| DATA |
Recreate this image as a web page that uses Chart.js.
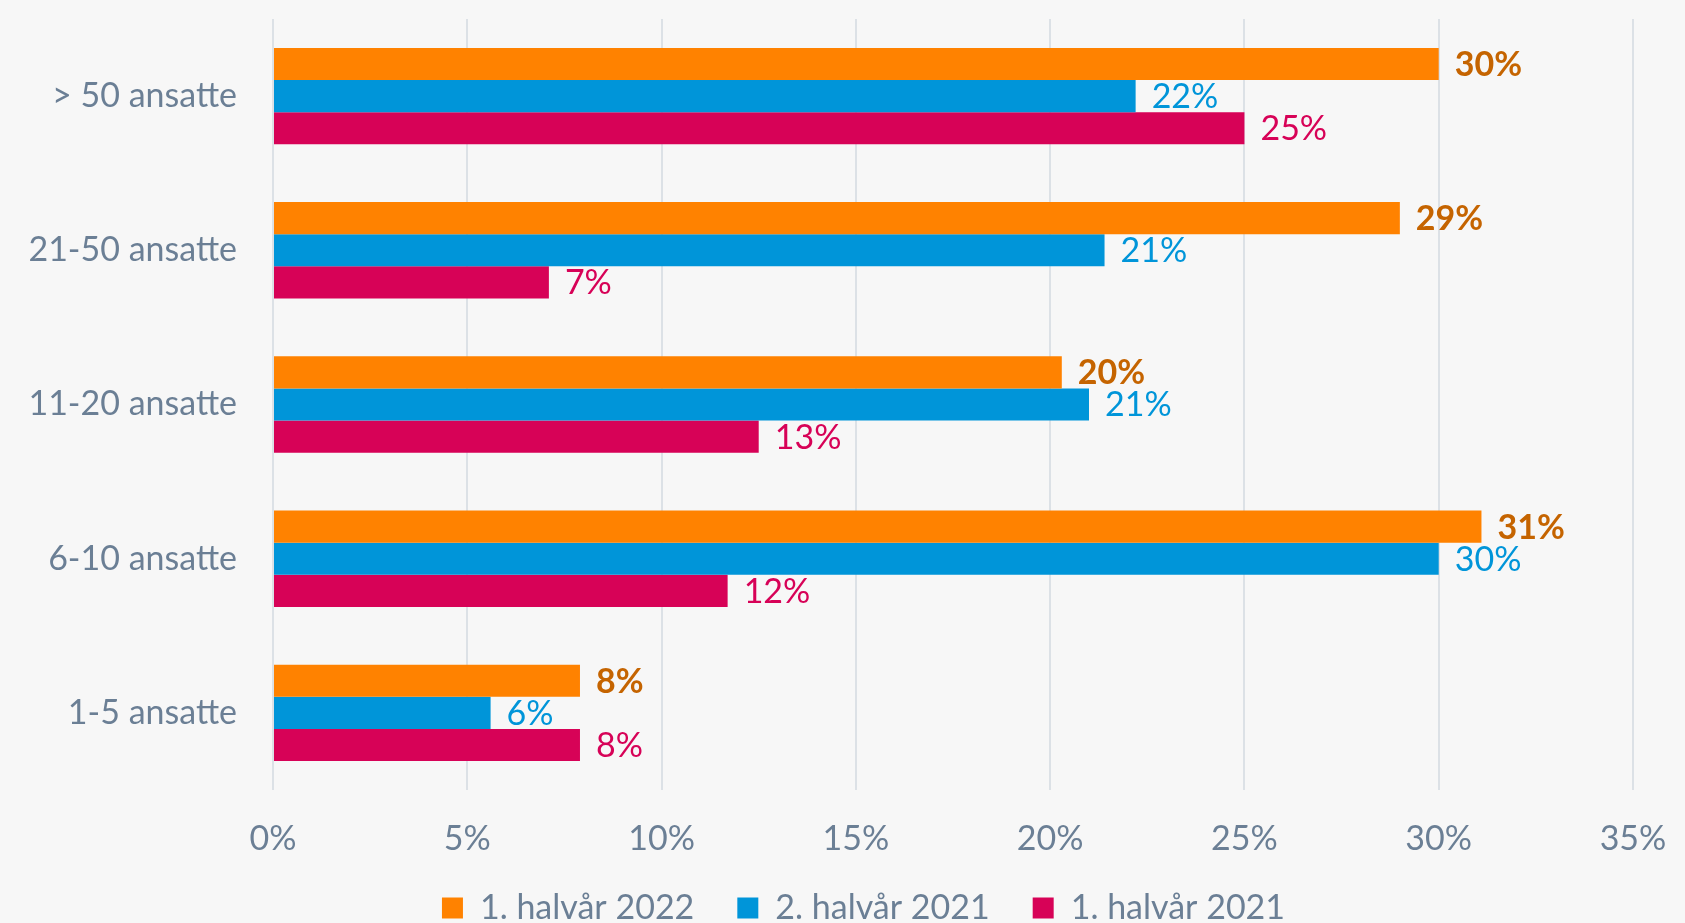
<!DOCTYPE html>
<html>
<head>
<meta charset="utf-8">
<script src="https://cdn.jsdelivr.net/npm/chart.js@4/dist/chart.umd.min.js"></script>
<style>
  html, body { margin: 0; padding: 0; background: #F7F7F7; }
  #wrap { width: 1685px; height: 923px; position: relative; }
</style>
</head>
<body>
<div id="wrap"><canvas id="c" width="1685" height="923"></canvas></div>
<script>
const categories = ['> 50 ansatte', '21-50 ansatte', '11-20 ansatte', '6-10 ansatte', '1-5 ansatte'];
const seriesNames = ['1. halvår 2022', '2. halvår 2021', '1. halvår 2021'];
const h1_2022 = [30.0, 29.0, 20.3, 31.1, 7.9];
const h2_2021 = [22.2, 21.4, 21.0, 30.0, 5.6];
const h1_2021 = [25.0, 7.1, 12.5, 11.7, 7.9];
const xTicks = [0, 5, 10, 15, 20, 25, 30, 35];

const barColors = ['#FF8200', '#0095D9', '#D70257'];
const labelColors = ['#C56400', '#0095D9', '#D70257'];
const textColor = '#6B7F95';
const FONT = 'Lato, "Open Sans", sans-serif';

const valueLabels = {
  id: 'valueLabels',
  afterDatasetsDraw(chart) {
    const ctx = chart.ctx;
    chart.data.datasets.forEach((ds, i) => {
      const meta = chart.getDatasetMeta(i);
      meta.data.forEach((bar, j) => {
        ctx.save();
        ctx.font = (i === 0 ? 'bold ' : '') + '34px ' + FONT;
        ctx.fillStyle = labelColors[i];
        ctx.textAlign = 'left';
        ctx.textBaseline = 'middle';
        ctx.fillText(Math.round(ds.data[j]) + '%', bar.x + 16, bar.y + 1);
        ctx.restore();
      });
    });
  }
};

const legendShift = {
  id: 'legendShift',
  afterLayout(chart) {
    const lg = chart.legend;
    if (lg) { lg.top -= 14; lg.bottom -= 14; lg.left += 47; lg.right += 47; }
  }
};

new Chart(document.getElementById('c'), {
  type: 'bar',
  data: {
    labels: categories,
    datasets: [
      { label: seriesNames[0], data: h1_2022, backgroundColor: barColors[0] },
      { label: seriesNames[1], data: h2_2021, backgroundColor: barColors[1] },
      { label: seriesNames[2], data: h1_2021, backgroundColor: barColors[2] }
    ]
  },
  options: {
    indexAxis: 'y',
    responsive: false,
    animation: false,
    maintainAspectRatio: false,
    categoryPercentage: 0.625,
    barPercentage: 1.0,
    layout: { padding: { top: 19, right: 52, left: 0, bottom: -26 } },
    plugins: {
      legend: {
        position: 'bottom',
        labels: {
          color: textColor,
          font: { family: FONT, size: 34 },
          boxWidth: 21,
          boxHeight: 21,
          padding: 43,
          useBorderRadius: false
        }
      },
      tooltip: { enabled: false }
    },
    scales: {
      x: {
        min: 0, max: 35,
        afterBuildTicks(scale) { scale.ticks = xTicks.map(v => ({ value: v })); },
        afterFit(scale) { scale.height = 72; scale.paddingLeft = 0; scale.paddingRight = 0; },
        grid: { color: '#DCE1E6', lineWidth: 2, drawTicks: false },
        border: { display: false },
        ticks: {
          color: textColor,
          font: { family: FONT, size: 34 },
          padding: 29,
          callback: v => v + '%'
        }
      },
      y: {
        afterFit(scale) { scale.width = 273; scale.paddingTop = 0; scale.paddingBottom = 0; },
        grid: { display: false },
        border: { display: false },
        ticks: {
          color: textColor,
          font: { family: FONT, size: 34 },
          padding: 28
        }
      }
    }
  },
  plugins: [valueLabels, legendShift]
});
</script>
</body>
</html>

| WHAT IS REQUIRED |
Every line above should be returned exactly; the pictures stay out.

| TASK OUTPUT |
Recreate this image as a web page that uses Chart.js.
<!DOCTYPE html>
<html>
<head>
<meta charset="utf-8">
<script src="https://cdn.jsdelivr.net/npm/chart.js@4/dist/chart.umd.min.js"></script>
<style>
  html, body { margin: 0; padding: 0; background: #F7F7F7; }
  #wrap { width: 1685px; height: 923px; position: relative; }
</style>
</head>
<body>
<div id="wrap"><canvas id="c" width="1685" height="923"></canvas></div>
<script>
const categories = ['> 50 ansatte', '21-50 ansatte', '11-20 ansatte', '6-10 ansatte', '1-5 ansatte'];
const seriesNames = ['1. halvår 2022', '2. halvår 2021', '1. halvår 2021'];
const h1_2022 = [30.0, 29.0, 20.3, 31.1, 7.9];
const h2_2021 = [22.2, 21.4, 21.0, 30.0, 5.6];
const h1_2021 = [25.0, 7.1, 12.5, 11.7, 7.9];
const xTicks = [0, 5, 10, 15, 20, 25, 30, 35];

const barColors = ['#FF8200', '#0095D9', '#D70257'];
const labelColors = ['#C56400', '#0095D9', '#D70257'];
const textColor = '#6B7F95';
const FONT = 'Lato, "Open Sans", sans-serif';

const valueLabels = {
  id: 'valueLabels',
  afterDatasetsDraw(chart) {
    const ctx = chart.ctx;
    chart.data.datasets.forEach((ds, i) => {
      const meta = chart.getDatasetMeta(i);
      meta.data.forEach((bar, j) => {
        ctx.save();
        ctx.font = (i === 0 ? 'bold ' : '') + '34px ' + FONT;
        ctx.fillStyle = labelColors[i];
        ctx.textAlign = 'left';
        ctx.textBaseline = 'middle';
        ctx.fillText(Math.round(ds.data[j]) + '%', bar.x + 16, bar.y + 1);
        ctx.restore();
      });
    });
  }
};

const legendShift = {
  id: 'legendShift',
  afterLayout(chart) {
    const lg = chart.legend;
    if (lg) { lg.top -= 14; lg.bottom -= 14; lg.left += 47; lg.right += 47; }
  }
};

new Chart(document.getElementById('c'), {
  type: 'bar',
  data: {
    labels: categories,
    datasets: [
      { label: seriesNames[0], data: h1_2022, backgroundColor: barColors[0] },
      { label: seriesNames[1], data: h2_2021, backgroundColor: barColors[1] },
      { label: seriesNames[2], data: h1_2021, backgroundColor: barColors[2] }
    ]
  },
  options: {
    indexAxis: 'y',
    responsive: false,
    animation: false,
    maintainAspectRatio: false,
    categoryPercentage: 0.625,
    barPercentage: 1.0,
    layout: { padding: { top: 19, right: 52, left: 0, bottom: -26 } },
    plugins: {
      legend: {
        position: 'bottom',
        labels: {
          color: textColor,
          font: { family: FONT, size: 34 },
          boxWidth: 21,
          boxHeight: 21,
          padding: 43,
          useBorderRadius: false
        }
      },
      tooltip: { enabled: false }
    },
    scales: {
      x: {
        min: 0, max: 35,
        afterBuildTicks(scale) { scale.ticks = xTicks.map(v => ({ value: v })); },
        afterFit(scale) { scale.height = 72; scale.paddingLeft = 0; scale.paddingRight = 0; },
        grid: { color: '#DCE1E6', lineWidth: 2, drawTicks: false },
        border: { display: false },
        ticks: {
          color: textColor,
          font: { family: FONT, size: 34 },
          padding: 29,
          callback: v => v + '%'
        }
      },
      y: {
        afterFit(scale) { scale.width = 273; scale.paddingTop = 0; scale.paddingBottom = 0; },
        grid: { display: false },
        border: { display: false },
        ticks: {
          color: textColor,
          font: { family: FONT, size: 34 },
          padding: 28
        }
      }
    }
  },
  plugins: [valueLabels, legendShift]
});
</script>
</body>
</html>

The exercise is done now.